## start Collected data

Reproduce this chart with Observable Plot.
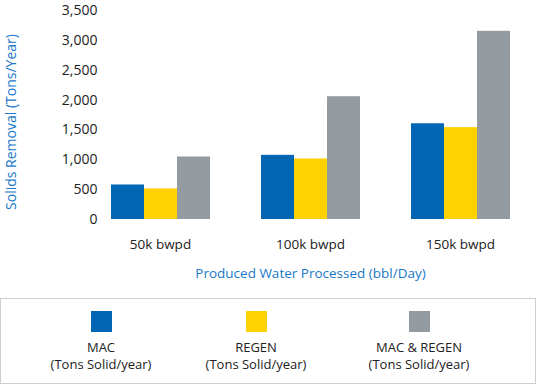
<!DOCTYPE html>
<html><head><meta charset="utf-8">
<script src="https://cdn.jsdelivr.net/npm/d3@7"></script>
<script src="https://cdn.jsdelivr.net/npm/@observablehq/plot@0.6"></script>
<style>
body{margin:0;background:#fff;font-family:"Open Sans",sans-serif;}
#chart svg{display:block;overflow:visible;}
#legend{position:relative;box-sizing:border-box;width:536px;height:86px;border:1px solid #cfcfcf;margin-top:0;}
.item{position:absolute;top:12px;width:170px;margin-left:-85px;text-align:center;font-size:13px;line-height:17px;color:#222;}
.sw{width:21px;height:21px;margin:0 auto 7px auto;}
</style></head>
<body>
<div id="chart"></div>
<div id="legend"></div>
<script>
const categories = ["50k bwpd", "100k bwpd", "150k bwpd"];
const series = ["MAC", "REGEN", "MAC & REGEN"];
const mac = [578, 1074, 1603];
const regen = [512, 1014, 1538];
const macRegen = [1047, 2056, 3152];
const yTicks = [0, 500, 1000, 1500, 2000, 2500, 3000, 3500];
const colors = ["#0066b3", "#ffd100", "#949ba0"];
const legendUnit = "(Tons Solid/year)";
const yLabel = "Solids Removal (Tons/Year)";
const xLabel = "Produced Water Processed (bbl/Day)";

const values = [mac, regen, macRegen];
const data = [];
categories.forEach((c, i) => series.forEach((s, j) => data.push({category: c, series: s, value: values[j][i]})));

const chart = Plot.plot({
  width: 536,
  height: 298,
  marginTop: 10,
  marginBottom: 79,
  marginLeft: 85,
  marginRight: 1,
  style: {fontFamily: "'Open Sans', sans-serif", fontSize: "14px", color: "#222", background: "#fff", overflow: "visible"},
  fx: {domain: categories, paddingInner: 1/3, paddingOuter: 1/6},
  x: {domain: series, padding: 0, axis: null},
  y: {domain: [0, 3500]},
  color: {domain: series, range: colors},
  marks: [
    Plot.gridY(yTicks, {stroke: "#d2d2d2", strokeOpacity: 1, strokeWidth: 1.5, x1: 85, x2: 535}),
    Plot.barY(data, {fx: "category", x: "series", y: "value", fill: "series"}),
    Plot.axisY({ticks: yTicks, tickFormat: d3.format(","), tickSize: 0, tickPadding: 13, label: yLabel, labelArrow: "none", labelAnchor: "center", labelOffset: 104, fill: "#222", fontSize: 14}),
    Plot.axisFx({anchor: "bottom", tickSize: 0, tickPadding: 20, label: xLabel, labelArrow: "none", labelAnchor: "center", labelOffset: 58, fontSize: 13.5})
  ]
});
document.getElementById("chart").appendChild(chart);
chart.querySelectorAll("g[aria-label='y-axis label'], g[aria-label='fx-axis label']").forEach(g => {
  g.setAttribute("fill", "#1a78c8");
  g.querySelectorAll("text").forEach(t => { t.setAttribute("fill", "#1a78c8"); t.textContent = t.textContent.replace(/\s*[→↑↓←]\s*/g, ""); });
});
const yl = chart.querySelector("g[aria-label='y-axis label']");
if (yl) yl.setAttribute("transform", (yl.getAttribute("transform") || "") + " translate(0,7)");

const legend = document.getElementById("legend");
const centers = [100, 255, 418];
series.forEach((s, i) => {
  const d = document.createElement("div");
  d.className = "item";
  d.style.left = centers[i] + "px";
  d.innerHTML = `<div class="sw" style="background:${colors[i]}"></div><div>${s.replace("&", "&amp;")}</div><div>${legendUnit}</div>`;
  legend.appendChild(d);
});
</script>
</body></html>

## end Collected data

--- What you need to do ---
Without the pictures, please reproduce each line of the listing above exactly, from the first one through the line bearing "categories.forEach((c, i) =>".

--- Reply ---
Reproduce this chart with Observable Plot.
<!DOCTYPE html>
<html><head><meta charset="utf-8">
<script src="https://cdn.jsdelivr.net/npm/d3@7"></script>
<script src="https://cdn.jsdelivr.net/npm/@observablehq/plot@0.6"></script>
<style>
body{margin:0;background:#fff;font-family:"Open Sans",sans-serif;}
#chart svg{display:block;overflow:visible;}
#legend{position:relative;box-sizing:border-box;width:536px;height:86px;border:1px solid #cfcfcf;margin-top:0;}
.item{position:absolute;top:12px;width:170px;margin-left:-85px;text-align:center;font-size:13px;line-height:17px;color:#222;}
.sw{width:21px;height:21px;margin:0 auto 7px auto;}
</style></head>
<body>
<div id="chart"></div>
<div id="legend"></div>
<script>
const categories = ["50k bwpd", "100k bwpd", "150k bwpd"];
const series = ["MAC", "REGEN", "MAC & REGEN"];
const mac = [578, 1074, 1603];
const regen = [512, 1014, 1538];
const macRegen = [1047, 2056, 3152];
const yTicks = [0, 500, 1000, 1500, 2000, 2500, 3000, 3500];
const colors = ["#0066b3", "#ffd100", "#949ba0"];
const legendUnit = "(Tons Solid/year)";
const yLabel = "Solids Removal (Tons/Year)";
const xLabel = "Produced Water Processed (bbl/Day)";

const values = [mac, regen, macRegen];
const data = [];
categories.forEach((c, i) => series.forEach((s, j) => data.push({category: c, series: s, value: values[j][i]})));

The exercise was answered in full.